Source code of charts
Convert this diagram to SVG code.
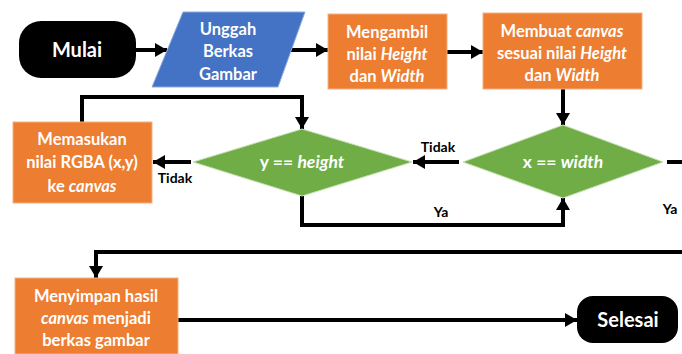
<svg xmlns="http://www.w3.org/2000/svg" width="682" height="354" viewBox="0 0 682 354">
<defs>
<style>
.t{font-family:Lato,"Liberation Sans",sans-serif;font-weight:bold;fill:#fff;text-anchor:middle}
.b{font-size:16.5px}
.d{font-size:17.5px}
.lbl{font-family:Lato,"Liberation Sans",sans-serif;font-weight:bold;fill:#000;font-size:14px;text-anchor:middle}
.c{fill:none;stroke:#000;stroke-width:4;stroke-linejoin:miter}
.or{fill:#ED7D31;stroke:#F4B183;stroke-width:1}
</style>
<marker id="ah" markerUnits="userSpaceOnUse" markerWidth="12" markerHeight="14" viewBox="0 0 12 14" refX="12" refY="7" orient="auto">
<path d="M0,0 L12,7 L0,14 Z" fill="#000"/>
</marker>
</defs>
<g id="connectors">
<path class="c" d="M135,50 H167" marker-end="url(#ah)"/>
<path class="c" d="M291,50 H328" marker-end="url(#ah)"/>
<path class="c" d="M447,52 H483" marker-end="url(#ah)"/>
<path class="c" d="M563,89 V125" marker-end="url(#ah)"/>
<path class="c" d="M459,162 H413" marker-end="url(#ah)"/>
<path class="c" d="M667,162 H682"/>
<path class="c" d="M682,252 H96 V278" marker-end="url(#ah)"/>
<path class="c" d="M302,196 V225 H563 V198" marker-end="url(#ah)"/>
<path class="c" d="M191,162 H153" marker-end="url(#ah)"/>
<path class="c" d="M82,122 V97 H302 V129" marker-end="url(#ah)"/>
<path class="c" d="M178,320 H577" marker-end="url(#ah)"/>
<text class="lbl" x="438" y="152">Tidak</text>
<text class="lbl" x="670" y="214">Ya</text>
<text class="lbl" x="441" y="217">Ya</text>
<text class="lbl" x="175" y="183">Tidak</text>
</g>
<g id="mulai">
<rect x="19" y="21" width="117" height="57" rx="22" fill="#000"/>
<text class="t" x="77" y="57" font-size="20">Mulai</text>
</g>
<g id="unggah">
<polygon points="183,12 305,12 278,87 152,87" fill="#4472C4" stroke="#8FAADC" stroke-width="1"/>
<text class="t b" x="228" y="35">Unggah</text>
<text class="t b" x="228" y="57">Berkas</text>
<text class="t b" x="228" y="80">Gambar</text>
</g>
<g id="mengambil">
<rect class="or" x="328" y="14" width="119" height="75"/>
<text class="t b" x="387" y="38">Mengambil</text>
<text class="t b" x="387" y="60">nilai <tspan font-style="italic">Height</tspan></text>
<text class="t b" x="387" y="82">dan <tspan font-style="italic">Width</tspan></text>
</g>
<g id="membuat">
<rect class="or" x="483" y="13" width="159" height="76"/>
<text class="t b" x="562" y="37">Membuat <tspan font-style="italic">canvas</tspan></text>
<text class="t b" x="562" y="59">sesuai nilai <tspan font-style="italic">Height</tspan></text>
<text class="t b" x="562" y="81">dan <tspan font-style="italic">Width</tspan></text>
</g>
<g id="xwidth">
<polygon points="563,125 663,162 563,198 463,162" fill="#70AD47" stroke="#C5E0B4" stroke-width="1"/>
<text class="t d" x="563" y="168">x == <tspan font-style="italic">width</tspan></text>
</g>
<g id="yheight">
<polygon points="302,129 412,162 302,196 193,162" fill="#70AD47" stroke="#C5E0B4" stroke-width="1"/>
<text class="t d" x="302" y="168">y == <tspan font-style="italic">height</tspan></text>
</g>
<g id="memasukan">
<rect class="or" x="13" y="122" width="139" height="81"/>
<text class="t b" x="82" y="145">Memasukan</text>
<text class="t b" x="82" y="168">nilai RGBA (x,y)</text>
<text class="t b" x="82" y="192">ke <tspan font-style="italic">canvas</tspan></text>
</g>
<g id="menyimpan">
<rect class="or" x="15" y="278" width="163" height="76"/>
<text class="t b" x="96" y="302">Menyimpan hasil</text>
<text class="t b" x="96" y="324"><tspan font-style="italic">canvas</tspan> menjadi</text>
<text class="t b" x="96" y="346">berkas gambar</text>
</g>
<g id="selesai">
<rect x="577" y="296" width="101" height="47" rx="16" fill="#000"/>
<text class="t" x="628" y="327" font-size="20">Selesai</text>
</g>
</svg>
* * *
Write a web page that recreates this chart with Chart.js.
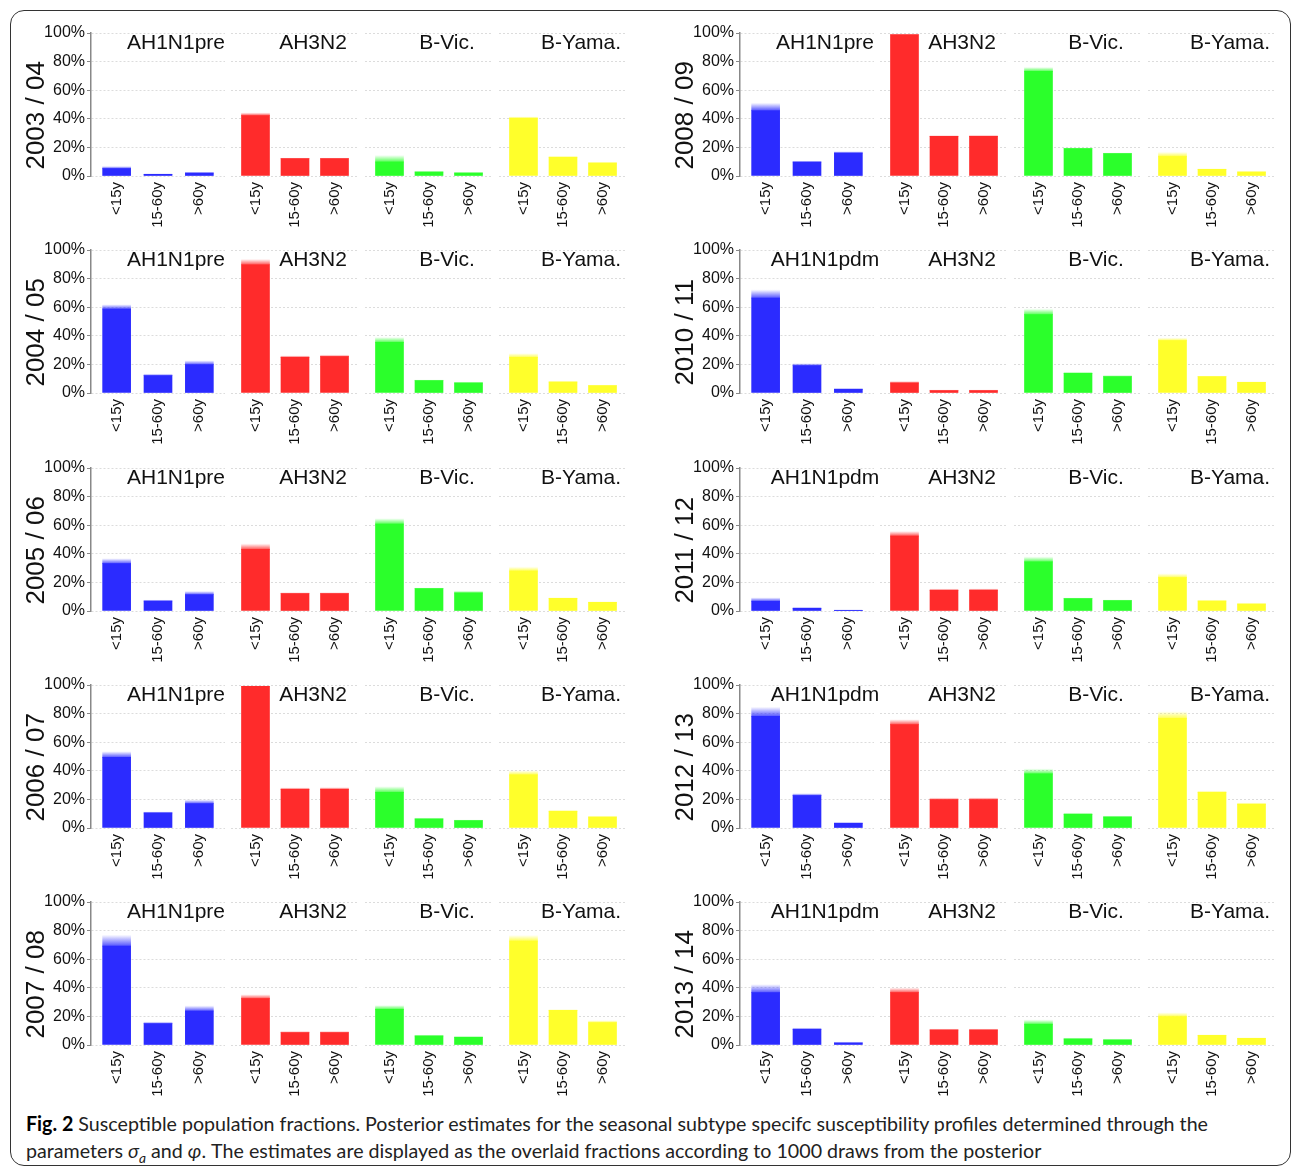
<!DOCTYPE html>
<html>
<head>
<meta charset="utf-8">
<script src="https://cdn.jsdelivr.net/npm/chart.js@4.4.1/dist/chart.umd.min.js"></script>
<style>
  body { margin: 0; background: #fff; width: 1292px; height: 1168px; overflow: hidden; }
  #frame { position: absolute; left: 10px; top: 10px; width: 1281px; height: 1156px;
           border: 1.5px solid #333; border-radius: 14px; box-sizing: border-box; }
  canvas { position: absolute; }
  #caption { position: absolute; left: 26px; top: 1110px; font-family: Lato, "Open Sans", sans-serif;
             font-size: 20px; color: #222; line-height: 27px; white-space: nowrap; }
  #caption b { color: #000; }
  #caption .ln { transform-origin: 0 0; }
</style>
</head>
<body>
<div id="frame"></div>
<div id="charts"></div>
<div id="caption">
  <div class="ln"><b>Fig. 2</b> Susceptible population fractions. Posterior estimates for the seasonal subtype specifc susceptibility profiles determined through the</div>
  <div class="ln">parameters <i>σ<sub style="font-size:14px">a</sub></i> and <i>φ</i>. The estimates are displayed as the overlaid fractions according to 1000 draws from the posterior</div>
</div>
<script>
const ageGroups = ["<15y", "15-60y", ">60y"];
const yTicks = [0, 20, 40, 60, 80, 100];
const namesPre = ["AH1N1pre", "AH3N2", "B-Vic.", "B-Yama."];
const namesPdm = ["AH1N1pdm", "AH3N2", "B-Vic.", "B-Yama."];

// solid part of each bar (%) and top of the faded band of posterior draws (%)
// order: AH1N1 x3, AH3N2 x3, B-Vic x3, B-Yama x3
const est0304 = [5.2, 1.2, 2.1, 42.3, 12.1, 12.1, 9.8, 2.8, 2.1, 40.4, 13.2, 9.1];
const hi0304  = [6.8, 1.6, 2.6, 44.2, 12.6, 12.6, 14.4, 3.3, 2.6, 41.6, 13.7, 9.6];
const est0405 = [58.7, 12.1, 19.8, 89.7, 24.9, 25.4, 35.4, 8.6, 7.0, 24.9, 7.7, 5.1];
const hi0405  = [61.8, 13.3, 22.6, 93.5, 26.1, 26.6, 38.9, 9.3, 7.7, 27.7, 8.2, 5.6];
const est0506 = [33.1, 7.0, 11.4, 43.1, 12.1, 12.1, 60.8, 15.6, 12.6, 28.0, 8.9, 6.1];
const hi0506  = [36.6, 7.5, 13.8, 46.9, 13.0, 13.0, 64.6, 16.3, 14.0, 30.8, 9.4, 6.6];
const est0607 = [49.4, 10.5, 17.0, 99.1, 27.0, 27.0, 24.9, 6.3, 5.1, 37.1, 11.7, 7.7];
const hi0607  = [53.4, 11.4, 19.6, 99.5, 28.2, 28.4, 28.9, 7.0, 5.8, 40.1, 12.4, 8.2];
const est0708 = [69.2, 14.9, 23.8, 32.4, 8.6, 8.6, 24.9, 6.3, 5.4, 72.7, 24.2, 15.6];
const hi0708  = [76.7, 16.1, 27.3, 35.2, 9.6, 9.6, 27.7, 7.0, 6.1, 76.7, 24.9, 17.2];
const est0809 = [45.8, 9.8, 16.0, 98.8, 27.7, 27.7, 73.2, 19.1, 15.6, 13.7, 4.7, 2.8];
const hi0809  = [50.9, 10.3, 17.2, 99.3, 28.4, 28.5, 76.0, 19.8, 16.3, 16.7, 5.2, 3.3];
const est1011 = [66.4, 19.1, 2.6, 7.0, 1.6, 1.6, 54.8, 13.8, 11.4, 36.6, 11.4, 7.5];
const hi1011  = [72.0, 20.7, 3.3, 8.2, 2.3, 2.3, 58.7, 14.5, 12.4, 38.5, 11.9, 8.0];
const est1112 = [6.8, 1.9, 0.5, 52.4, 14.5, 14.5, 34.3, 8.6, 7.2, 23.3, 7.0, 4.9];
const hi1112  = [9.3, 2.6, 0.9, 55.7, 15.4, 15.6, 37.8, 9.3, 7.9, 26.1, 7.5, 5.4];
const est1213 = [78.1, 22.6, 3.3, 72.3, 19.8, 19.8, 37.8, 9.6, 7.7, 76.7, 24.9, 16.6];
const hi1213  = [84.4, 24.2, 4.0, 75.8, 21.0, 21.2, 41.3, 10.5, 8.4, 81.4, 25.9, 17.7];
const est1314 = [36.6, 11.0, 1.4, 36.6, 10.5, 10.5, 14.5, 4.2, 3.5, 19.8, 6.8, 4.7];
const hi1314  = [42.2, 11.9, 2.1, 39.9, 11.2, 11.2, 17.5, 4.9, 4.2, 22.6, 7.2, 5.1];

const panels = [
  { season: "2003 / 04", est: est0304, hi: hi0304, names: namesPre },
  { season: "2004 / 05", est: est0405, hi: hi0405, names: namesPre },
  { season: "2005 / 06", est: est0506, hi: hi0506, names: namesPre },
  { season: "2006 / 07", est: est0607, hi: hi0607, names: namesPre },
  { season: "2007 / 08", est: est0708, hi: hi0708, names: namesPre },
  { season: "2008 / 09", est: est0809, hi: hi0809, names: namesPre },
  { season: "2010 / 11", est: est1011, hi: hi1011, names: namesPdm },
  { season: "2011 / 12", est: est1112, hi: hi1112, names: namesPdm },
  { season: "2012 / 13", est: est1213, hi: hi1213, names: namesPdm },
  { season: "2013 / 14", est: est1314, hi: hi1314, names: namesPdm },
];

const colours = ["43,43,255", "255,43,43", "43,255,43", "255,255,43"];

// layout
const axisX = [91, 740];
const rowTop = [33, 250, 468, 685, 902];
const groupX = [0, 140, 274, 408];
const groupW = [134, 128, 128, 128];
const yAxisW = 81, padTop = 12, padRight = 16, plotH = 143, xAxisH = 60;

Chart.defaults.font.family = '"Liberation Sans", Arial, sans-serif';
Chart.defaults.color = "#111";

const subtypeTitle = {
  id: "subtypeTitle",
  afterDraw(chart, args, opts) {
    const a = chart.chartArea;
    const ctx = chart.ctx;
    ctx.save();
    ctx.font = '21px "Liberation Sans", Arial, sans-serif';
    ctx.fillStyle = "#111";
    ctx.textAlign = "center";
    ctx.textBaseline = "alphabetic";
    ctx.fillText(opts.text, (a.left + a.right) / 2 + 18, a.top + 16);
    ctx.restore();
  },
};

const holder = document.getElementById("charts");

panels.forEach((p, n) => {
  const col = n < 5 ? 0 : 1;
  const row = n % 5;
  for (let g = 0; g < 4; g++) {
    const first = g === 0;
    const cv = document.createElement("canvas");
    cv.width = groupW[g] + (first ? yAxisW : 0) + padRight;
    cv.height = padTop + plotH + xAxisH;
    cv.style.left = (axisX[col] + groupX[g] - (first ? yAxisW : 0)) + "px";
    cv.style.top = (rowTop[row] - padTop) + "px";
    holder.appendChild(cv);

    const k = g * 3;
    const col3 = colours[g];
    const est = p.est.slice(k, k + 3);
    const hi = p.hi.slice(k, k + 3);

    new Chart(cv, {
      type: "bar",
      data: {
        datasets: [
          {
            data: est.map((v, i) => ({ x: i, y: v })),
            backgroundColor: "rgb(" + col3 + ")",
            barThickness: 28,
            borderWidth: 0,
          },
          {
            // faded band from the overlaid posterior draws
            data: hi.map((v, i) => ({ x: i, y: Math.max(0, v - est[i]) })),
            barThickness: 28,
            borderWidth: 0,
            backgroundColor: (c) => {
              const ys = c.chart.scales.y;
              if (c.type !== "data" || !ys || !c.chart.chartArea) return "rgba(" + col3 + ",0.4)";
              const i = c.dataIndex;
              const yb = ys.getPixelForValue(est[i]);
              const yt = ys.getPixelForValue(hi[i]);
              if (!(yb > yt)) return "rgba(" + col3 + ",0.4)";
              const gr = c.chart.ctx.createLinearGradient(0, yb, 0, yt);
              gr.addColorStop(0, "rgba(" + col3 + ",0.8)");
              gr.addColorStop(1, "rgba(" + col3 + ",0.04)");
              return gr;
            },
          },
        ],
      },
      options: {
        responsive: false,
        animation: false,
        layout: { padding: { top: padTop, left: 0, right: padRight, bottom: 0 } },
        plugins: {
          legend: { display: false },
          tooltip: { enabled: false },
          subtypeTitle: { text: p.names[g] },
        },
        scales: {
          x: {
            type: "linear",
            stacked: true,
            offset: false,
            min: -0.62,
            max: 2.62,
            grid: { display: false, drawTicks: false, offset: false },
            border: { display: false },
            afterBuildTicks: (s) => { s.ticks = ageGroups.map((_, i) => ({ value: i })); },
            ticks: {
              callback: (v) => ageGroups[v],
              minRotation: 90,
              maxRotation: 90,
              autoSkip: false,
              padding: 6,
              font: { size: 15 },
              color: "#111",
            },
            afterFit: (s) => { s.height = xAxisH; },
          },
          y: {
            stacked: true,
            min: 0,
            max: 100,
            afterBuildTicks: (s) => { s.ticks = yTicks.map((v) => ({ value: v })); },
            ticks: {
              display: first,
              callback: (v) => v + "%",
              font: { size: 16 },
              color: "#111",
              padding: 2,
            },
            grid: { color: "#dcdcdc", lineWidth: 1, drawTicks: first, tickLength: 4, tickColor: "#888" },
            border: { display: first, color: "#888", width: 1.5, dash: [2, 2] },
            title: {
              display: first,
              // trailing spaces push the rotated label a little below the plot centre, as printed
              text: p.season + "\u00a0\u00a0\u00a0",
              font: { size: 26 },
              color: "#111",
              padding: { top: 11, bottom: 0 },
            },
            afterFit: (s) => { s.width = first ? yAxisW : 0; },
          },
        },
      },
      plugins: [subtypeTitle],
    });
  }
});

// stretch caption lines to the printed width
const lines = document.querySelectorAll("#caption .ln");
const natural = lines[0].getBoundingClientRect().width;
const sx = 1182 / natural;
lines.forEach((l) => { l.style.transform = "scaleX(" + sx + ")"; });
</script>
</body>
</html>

GOAL: Check each line of the data above for the word "this", then state how many lines have it. Give the number alone.

FINISHED TASK: 2